Organizza quindi un finto trasporto, facendo fallire il colpo, per poi mettere alle strette i trasportatori per individuare gli assalitori che se ne erano tornati scornati e con le mani vuote. Ma quelli hanno troppo paura, nessuno vuole parlare, ma Pinna, il sardo, non si fa scrupoli nell’incarcerare anche loro per estorcere le informazioni che gli servono per inchiodare gli assalitori.
Un attacco frontale alla criminalità organizzata che reagisce immediatamente, facendolo oggetto del lancio di una bomba in strada, che però finirà soltanto per ferire chi lo accompagnava, mentre lui, il questore sardo tanto inviso alle Balle, rimase illeso.
Una storia d’altri tempi dunque, scritta come un romanzo, una storia vera tratteggiata con maestria dal padre nobile del giallo italiano, Loriano Macchiavelli, primo vincitore nel 1980 del prestigioso premio “Alberto Tedeschi” col suo personaggio iconico, il sergente di Pubblica Sicurezza Sarti Antonio, nato dalla sua penna nel 1974.
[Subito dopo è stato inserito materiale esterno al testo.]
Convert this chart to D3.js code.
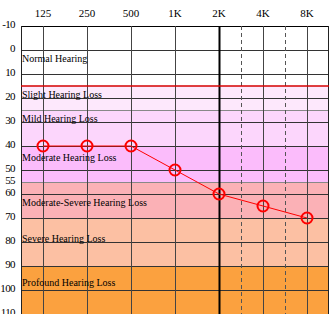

Negli anni Macchiavelli ha intrapreso anche una proficua collaborazione col cantautore Francesco Guccini e dalle loro penne sono nati i gialli ambientati sull’Appenino bolognese, luogo tanto caro a entrambi.
Nel corso della sua lunga carriera Macchiavelli, oltre quarant’anni fa, venne in contatto con lo scrittore Roberto Roversi, storico gestore della Libreria Antiquaria Palmaverde, che gli fece conoscere una Bologna inedita e misconosciuta del secolo precedente, roba che a leggere gli atti processuali dell’epoca, il Far West non fa impressione. Roversi gli mise in mano un pesante e capiente volumone contenente le dispense e i giornalieri resoconti dello storico processo che si tenne a Bologna nel 1864 contro ben 110 soggetti imputati di una sfilza di reati che andavano dall’associazione a delinquere agli attentati a magistrati e a funzionari della questura, ma anche assalti a banche, alla Zecca di stato, sequestro di interi paesi, assalti alla diligenza Bologna-Firenze e molto altro ancora. In totale ben 23 capi di accusa.
Per l’occasione, visto l’incredibile numero di malfattori alla sbarra e stante che il Tribunale di Bologna era insufficiente a contenere tutti gli imputati, il processo si tenne nel salone d’Ercole di Palazzo d’Accursio (Palazzo comunale) che si affaccia su Piazza Maggiore, e fu anche costruita un’enorme gabbia di ferro, all’interno della quale stavano gli imputati seduti su delle panche.
Per alcuni storici fu proprio quello il primo maxiprocesso dell’Italia Unita contro la criminalità organizzata. Detto anche la Causa lunga, tale processo cominciò il 26 aprile 1864 davanti alla Regia Corte di Assise del Tribunale di Bologna e si concluse dopo sei mesi, e per tutta la sua durata venne seguito con passione e finanche con partecipazione dalla cittadinanza, soprattutto dal pubblico femminile. Si concluse con diverse condanne ai lavori forzati e il carcere a vita per molti.
Come si legge in quarta di copertina: Con la sua scrittura acuta e trascinante, Loriano Macchiavelli racconta un Regno d’Italia che tanto somiglia, per i suoi intrighi e le sue macchinazioni, al Paese che conosciamo.
Un romanzo per certi versi sorprendente. Da leggere sicuramente e da consigliare.